┏━━

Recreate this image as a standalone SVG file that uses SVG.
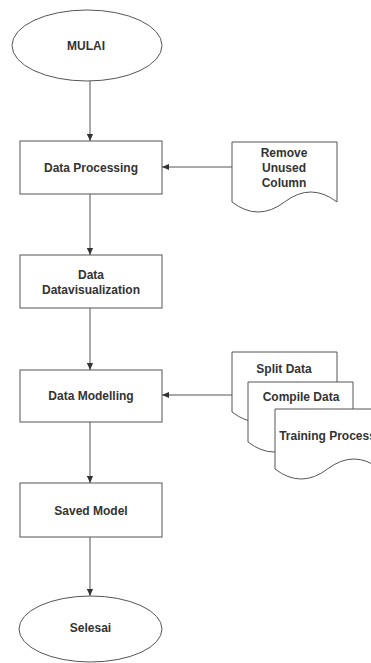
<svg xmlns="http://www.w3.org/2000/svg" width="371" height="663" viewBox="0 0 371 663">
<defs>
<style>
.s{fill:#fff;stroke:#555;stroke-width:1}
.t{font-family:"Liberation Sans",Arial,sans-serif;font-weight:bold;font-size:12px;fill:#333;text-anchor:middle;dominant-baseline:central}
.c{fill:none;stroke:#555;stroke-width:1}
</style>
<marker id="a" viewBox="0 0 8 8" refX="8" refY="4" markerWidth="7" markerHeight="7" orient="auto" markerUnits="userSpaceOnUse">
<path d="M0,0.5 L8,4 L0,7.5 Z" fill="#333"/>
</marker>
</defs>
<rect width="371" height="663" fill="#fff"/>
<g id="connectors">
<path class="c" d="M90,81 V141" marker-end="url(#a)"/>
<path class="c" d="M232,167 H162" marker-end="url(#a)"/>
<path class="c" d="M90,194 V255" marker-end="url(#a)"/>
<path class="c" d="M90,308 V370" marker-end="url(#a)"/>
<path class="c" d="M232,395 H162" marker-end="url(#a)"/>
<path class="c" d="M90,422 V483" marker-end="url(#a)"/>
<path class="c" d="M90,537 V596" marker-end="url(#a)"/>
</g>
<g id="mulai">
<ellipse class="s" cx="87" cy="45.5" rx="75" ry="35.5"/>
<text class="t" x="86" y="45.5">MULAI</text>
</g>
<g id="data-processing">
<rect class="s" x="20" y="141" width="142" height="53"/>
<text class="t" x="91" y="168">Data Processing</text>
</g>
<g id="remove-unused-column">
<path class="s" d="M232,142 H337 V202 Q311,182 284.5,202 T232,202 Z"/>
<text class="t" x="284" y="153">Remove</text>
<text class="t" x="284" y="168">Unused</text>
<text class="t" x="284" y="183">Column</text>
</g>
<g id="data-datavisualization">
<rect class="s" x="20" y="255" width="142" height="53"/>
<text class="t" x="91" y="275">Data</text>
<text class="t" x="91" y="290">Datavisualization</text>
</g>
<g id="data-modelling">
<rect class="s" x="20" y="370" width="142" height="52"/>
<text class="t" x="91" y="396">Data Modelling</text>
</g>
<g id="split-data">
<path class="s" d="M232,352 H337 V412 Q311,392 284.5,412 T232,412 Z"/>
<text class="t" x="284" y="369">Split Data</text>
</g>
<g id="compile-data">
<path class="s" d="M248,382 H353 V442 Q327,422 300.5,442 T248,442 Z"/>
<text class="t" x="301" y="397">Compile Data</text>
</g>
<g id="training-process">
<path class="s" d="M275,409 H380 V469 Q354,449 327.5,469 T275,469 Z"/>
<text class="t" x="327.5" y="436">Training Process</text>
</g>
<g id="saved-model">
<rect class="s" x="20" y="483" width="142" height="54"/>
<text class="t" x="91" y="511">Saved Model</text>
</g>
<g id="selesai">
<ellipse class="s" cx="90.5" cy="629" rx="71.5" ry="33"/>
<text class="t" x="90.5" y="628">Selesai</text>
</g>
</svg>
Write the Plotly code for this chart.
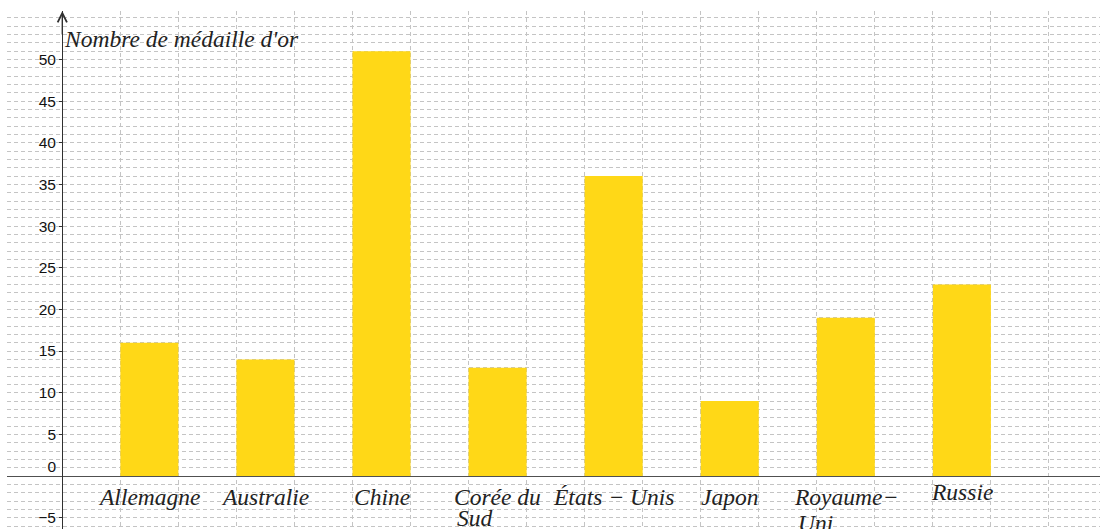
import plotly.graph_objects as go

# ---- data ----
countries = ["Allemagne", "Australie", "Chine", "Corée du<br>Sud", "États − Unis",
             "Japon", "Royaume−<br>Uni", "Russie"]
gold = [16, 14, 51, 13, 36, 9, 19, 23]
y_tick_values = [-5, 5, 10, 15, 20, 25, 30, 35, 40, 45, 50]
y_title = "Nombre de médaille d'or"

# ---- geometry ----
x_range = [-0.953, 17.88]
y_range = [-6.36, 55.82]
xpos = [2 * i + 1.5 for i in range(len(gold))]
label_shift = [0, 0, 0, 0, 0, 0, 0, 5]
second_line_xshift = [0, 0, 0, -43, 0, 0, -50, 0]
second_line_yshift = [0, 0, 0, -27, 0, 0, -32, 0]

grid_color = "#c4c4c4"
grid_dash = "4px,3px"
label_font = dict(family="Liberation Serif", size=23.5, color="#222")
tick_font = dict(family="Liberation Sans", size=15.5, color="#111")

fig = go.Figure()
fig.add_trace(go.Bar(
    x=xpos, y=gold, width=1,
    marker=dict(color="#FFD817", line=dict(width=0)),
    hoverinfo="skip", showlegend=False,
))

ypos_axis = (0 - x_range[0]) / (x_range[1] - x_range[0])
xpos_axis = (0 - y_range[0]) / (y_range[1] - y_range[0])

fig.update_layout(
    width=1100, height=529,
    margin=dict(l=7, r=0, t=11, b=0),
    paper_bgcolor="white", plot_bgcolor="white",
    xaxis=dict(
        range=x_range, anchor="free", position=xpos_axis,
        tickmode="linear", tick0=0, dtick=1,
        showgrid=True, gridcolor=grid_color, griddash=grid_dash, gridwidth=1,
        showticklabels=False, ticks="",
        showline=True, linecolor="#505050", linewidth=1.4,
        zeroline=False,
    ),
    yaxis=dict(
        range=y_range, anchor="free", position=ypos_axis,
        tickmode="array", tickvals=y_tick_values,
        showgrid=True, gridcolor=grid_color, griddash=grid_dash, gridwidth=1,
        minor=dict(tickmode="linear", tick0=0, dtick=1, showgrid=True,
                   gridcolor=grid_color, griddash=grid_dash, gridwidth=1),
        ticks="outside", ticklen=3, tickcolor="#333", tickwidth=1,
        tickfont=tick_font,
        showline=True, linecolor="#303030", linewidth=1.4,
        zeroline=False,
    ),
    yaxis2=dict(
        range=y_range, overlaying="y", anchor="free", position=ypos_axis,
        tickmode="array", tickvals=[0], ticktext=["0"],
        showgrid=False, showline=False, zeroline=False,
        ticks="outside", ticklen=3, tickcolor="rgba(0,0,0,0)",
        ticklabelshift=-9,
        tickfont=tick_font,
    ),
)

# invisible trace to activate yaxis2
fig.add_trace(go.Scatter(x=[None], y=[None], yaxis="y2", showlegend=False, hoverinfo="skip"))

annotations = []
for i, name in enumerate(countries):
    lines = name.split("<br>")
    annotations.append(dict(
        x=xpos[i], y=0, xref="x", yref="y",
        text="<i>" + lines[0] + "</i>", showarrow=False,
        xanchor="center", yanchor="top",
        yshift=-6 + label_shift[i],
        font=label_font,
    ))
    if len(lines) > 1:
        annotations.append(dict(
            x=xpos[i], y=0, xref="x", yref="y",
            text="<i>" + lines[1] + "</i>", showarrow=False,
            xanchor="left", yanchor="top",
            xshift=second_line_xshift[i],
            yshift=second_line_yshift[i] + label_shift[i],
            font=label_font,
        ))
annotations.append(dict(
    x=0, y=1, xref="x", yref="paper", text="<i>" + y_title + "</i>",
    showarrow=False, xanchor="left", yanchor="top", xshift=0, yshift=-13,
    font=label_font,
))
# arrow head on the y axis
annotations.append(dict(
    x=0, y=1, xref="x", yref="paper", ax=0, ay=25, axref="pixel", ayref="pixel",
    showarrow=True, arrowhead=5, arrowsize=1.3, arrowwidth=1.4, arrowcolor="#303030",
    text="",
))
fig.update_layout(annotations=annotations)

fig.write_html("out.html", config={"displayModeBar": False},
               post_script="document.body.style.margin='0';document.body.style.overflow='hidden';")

┗━━

Leave the pictures out and reproduce each record exactly as written.

Recreate this image as a standalone SVG file that uses SVG.
<svg xmlns="http://www.w3.org/2000/svg" width="371" height="663" viewBox="0 0 371 663">
<defs>
<style>
.s{fill:#fff;stroke:#555;stroke-width:1}
.t{font-family:"Liberation Sans",Arial,sans-serif;font-weight:bold;font-size:12px;fill:#333;text-anchor:middle;dominant-baseline:central}
.c{fill:none;stroke:#555;stroke-width:1}
</style>
<marker id="a" viewBox="0 0 8 8" refX="8" refY="4" markerWidth="7" markerHeight="7" orient="auto" markerUnits="userSpaceOnUse">
<path d="M0,0.5 L8,4 L0,7.5 Z" fill="#333"/>
</marker>
</defs>
<rect width="371" height="663" fill="#fff"/>
<g id="connectors">
<path class="c" d="M90,81 V141" marker-end="url(#a)"/>
<path class="c" d="M232,167 H162" marker-end="url(#a)"/>
<path class="c" d="M90,194 V255" marker-end="url(#a)"/>
<path class="c" d="M90,308 V370" marker-end="url(#a)"/>
<path class="c" d="M232,395 H162" marker-end="url(#a)"/>
<path class="c" d="M90,422 V483" marker-end="url(#a)"/>
<path class="c" d="M90,537 V596" marker-end="url(#a)"/>
</g>
<g id="mulai">
<ellipse class="s" cx="87" cy="45.5" rx="75" ry="35.5"/>
<text class="t" x="86" y="45.5">MULAI</text>
</g>
<g id="data-processing">
<rect class="s" x="20" y="141" width="142" height="53"/>
<text class="t" x="91" y="168">Data Processing</text>
</g>
<g id="remove-unused-column">
<path class="s" d="M232,142 H337 V202 Q311,182 284.5,202 T232,202 Z"/>
<text class="t" x="284" y="153">Remove</text>
<text class="t" x="284" y="168">Unused</text>
<text class="t" x="284" y="183">Column</text>
</g>
<g id="data-datavisualization">
<rect class="s" x="20" y="255" width="142" height="53"/>
<text class="t" x="91" y="275">Data</text>
<text class="t" x="91" y="290">Datavisualization</text>
</g>
<g id="data-modelling">
<rect class="s" x="20" y="370" width="142" height="52"/>
<text class="t" x="91" y="396">Data Modelling</text>
</g>
<g id="split-data">
<path class="s" d="M232,352 H337 V412 Q311,392 284.5,412 T232,412 Z"/>
<text class="t" x="284" y="369">Split Data</text>
</g>
<g id="compile-data">
<path class="s" d="M248,382 H353 V442 Q327,422 300.5,442 T248,442 Z"/>
<text class="t" x="301" y="397">Compile Data</text>
</g>
<g id="training-process">
<path class="s" d="M275,409 H380 V469 Q354,449 327.5,469 T275,469 Z"/>
<text class="t" x="327.5" y="436">Training Process</text>
</g>
<g id="saved-model">
<rect class="s" x="20" y="483" width="142" height="54"/>
<text class="t" x="91" y="511">Saved Model</text>
</g>
<g id="selesai">
<ellipse class="s" cx="90.5" cy="629" rx="71.5" ry="33"/>
<text class="t" x="90.5" y="628">Selesai</text>
</g>
</svg>
Write the Plotly code for this chart.
import plotly.graph_objects as go

# ---- data ----
countries = ["Allemagne", "Australie", "Chine", "Corée du<br>Sud", "États − Unis",
             "Japon", "Royaume−<br>Uni", "Russie"]
gold = [16, 14, 51, 13, 36, 9, 19, 23]
y_tick_values = [-5, 5, 10, 15, 20, 25, 30, 35, 40, 45, 50]
y_title = "Nombre de médaille d'or"

# ---- geometry ----
x_range = [-0.953, 17.88]
y_range = [-6.36, 55.82]
xpos = [2 * i + 1.5 for i in range(len(gold))]
label_shift = [0, 0, 0, 0, 0, 0, 0, 5]
second_line_xshift = [0, 0, 0, -43, 0, 0, -50, 0]
second_line_yshift = [0, 0, 0, -27, 0, 0, -32, 0]

grid_color = "#c4c4c4"
grid_dash = "4px,3px"
label_font = dict(family="Liberation Serif", size=23.5, color="#222")
tick_font = dict(family="Liberation Sans", size=15.5, color="#111")

fig = go.Figure()
fig.add_trace(go.Bar(
    x=xpos, y=gold, width=1,
    marker=dict(color="#FFD817", line=dict(width=0)),
    hoverinfo="skip", showlegend=False,
))

ypos_axis = (0 - x_range[0]) / (x_range[1] - x_range[0])
xpos_axis = (0 - y_range[0]) / (y_range[1] - y_range[0])

fig.update_layout(
    width=1100, height=529,
    margin=dict(l=7, r=0, t=11, b=0),
    paper_bgcolor="white", plot_bgcolor="white",
    xaxis=dict(
        range=x_range, anchor="free", position=xpos_axis,
        tickmode="linear", tick0=0, dtick=1,
        showgrid=True, gridcolor=grid_color, griddash=grid_dash, gridwidth=1,
        showticklabels=False, ticks="",
        showline=True, linecolor="#505050", linewidth=1.4,
        zeroline=False,
    ),
    yaxis=dict(
        range=y_range, anchor="free", position=ypos_axis,
        tickmode="array", tickvals=y_tick_values,
        showgrid=True, gridcolor=grid_color, griddash=grid_dash, gridwidth=1,
        minor=dict(tickmode="linear", tick0=0, dtick=1, showgrid=True,
                   gridcolor=grid_color, griddash=grid_dash, gridwidth=1),
        ticks="outside", ticklen=3, tickcolor="#333", tickwidth=1,
        tickfont=tick_font,
        showline=True, linecolor="#303030", linewidth=1.4,
        zeroline=False,
    ),
    yaxis2=dict(
        range=y_range, overlaying="y", anchor="free", position=ypos_axis,
        tickmode="array", tickvals=[0], ticktext=["0"],
        showgrid=False, showline=False, zeroline=False,
        ticks="outside", ticklen=3, tickcolor="rgba(0,0,0,0)",
        ticklabelshift=-9,
        tickfont=tick_font,
    ),
)

# invisible trace to activate yaxis2
fig.add_trace(go.Scatter(x=[None], y=[None], yaxis="y2", showlegend=False, hoverinfo="skip"))

annotations = []
for i, name in enumerate(countries):
    lines = name.split("<br>")
    annotations.append(dict(
        x=xpos[i], y=0, xref="x", yref="y",
        text="<i>" + lines[0] + "</i>", showarrow=False,
        xanchor="center", yanchor="top",
        yshift=-6 + label_shift[i],
        font=label_font,
    ))
    if len(lines) > 1:
        annotations.append(dict(
            x=xpos[i], y=0, xref="x", yref="y",
            text="<i>" + lines[1] + "</i>", showarrow=False,
            xanchor="left", yanchor="top",
            xshift=second_line_xshift[i],
            yshift=second_line_yshift[i] + label_shift[i],
            font=label_font,
        ))
annotations.append(dict(
    x=0, y=1, xref="x", yref="paper", text="<i>" + y_title + "</i>",
    showarrow=False, xanchor="left", yanchor="top", xshift=0, yshift=-13,
    font=label_font,
))
# arrow head on the y axis
annotations.append(dict(
    x=0, y=1, xref="x", yref="paper", ax=0, ay=25, axref="pixel", ayref="pixel",
    showarrow=True, arrowhead=5, arrowsize=1.3, arrowwidth=1.4, arrowcolor="#303030",
    text="",
))
fig.update_layout(annotations=annotations)

fig.write_html("out.html", config={"displayModeBar": False},
               post_script="document.body.style.margin='0';document.body.style.overflow='hidden';")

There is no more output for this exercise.